1979: Islamic revolution in Iran; students hold staff of US embassy hostage for 444 days. US breaks off diplomatic relations.
1980: Switzerland starts representing Washington’s interests in Iran, and providing consular assistance to US citizens in Iran.
2008: Swiss Foreign Minister Micheline Calmy-Rey visits Iran to attend signing of gas agreement, sparking widespread criticism at home and abroad.
August, 2010: Switzerland adopts UN-imposed sanctions against Iran after it refuses to suspend its nuclear programme.
January, 2011: Swiss agree to step up sanctions in line with those imposed by the US, the EU and some other countries.
July, 2012: Swiss step up sanctions, but stop short of a ban on trading in crude oil.
January, 2014: Switzerland agrees to partially lift economic sanctions against Iran following ‘positive developments’ at Iranian nuclear talks in Geneva.
Welti believes Swiss businesses have a good chance of doing well in this lucrative market; when it comes to so-called specialists and niche products the country is one of the most competitive in the world.
“The car industry in Iran might not be competitive but it’s enormous. In the Swiss supply industry there are small firms which might not be household names but which have a 90% market dominance in the manufacture of certain car parts,” he said, adding that for these highly specialised firms, the potential in Iran is considerable.
As to the question of the reliability of business partners in a country ranked 144th out of 177 in Transparency International’s 2013 corruption index, Welti says: “If the country’s economy needs something important, the Iranian state is prepared to enter into contracts that make it a reliable partner, for example with advance payments.”
But he points out that the Iranian economy doesn’t function according to Western principles of law and order. “In a legal dispute with an Iranian debtor, you can’t expect the justice system to treat you equally.”
Blocked payment channels
In theory, the delivery of many products has always been allowed. But in order not to ruffle US feathers, many companies have chosen to break off trade relations with Iran.
“In addition, because of the international sanctions, they have to go through complicated official channels,” Welti said. “But the biggest problem remains the transaction of payments.”
Iran has been blocked by SWIFT, a network that is practically the only way for institutions worldwide to send and receive information about financial transactions in a secure and standardised way. The alternatives are more complicated and expensive.
How hard it remains to do business with Iran is shown by the reservations of Swiss Export Risk Insurance (SERV).
In response to an enquiry by swissinfo.ch, the State Secretariat for Economic Affairs (SECO) said SERV “is currently prepared to look into coverage applications for Iran as long as the exporter can propose a method of payment that is acceptable to SERV”.
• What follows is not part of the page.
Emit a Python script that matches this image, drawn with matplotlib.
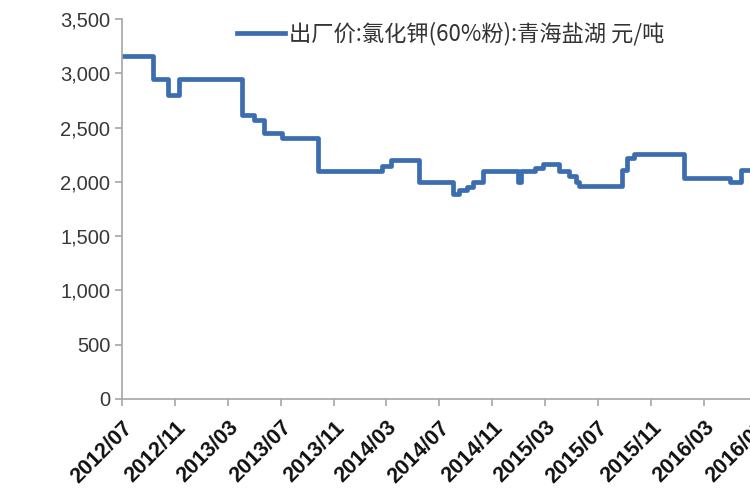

It added: “Despite the easing of sanctions by the [Swiss] government, SERV still cannot deal with any coverage applications where the method of payment has not been established.”
Despite the strong interest, no substantial progress has yet been seen in trade between Switzerland and Iran. In the first four months of 2014, exports rose by 12.8% on the previous year to CHF99.3 million and imports by 11.2% to CHF12.8 million.
Whether this is down to the selected suspension of sanctions or natural fluctuations, SECO doesn’t say because of the short period involved.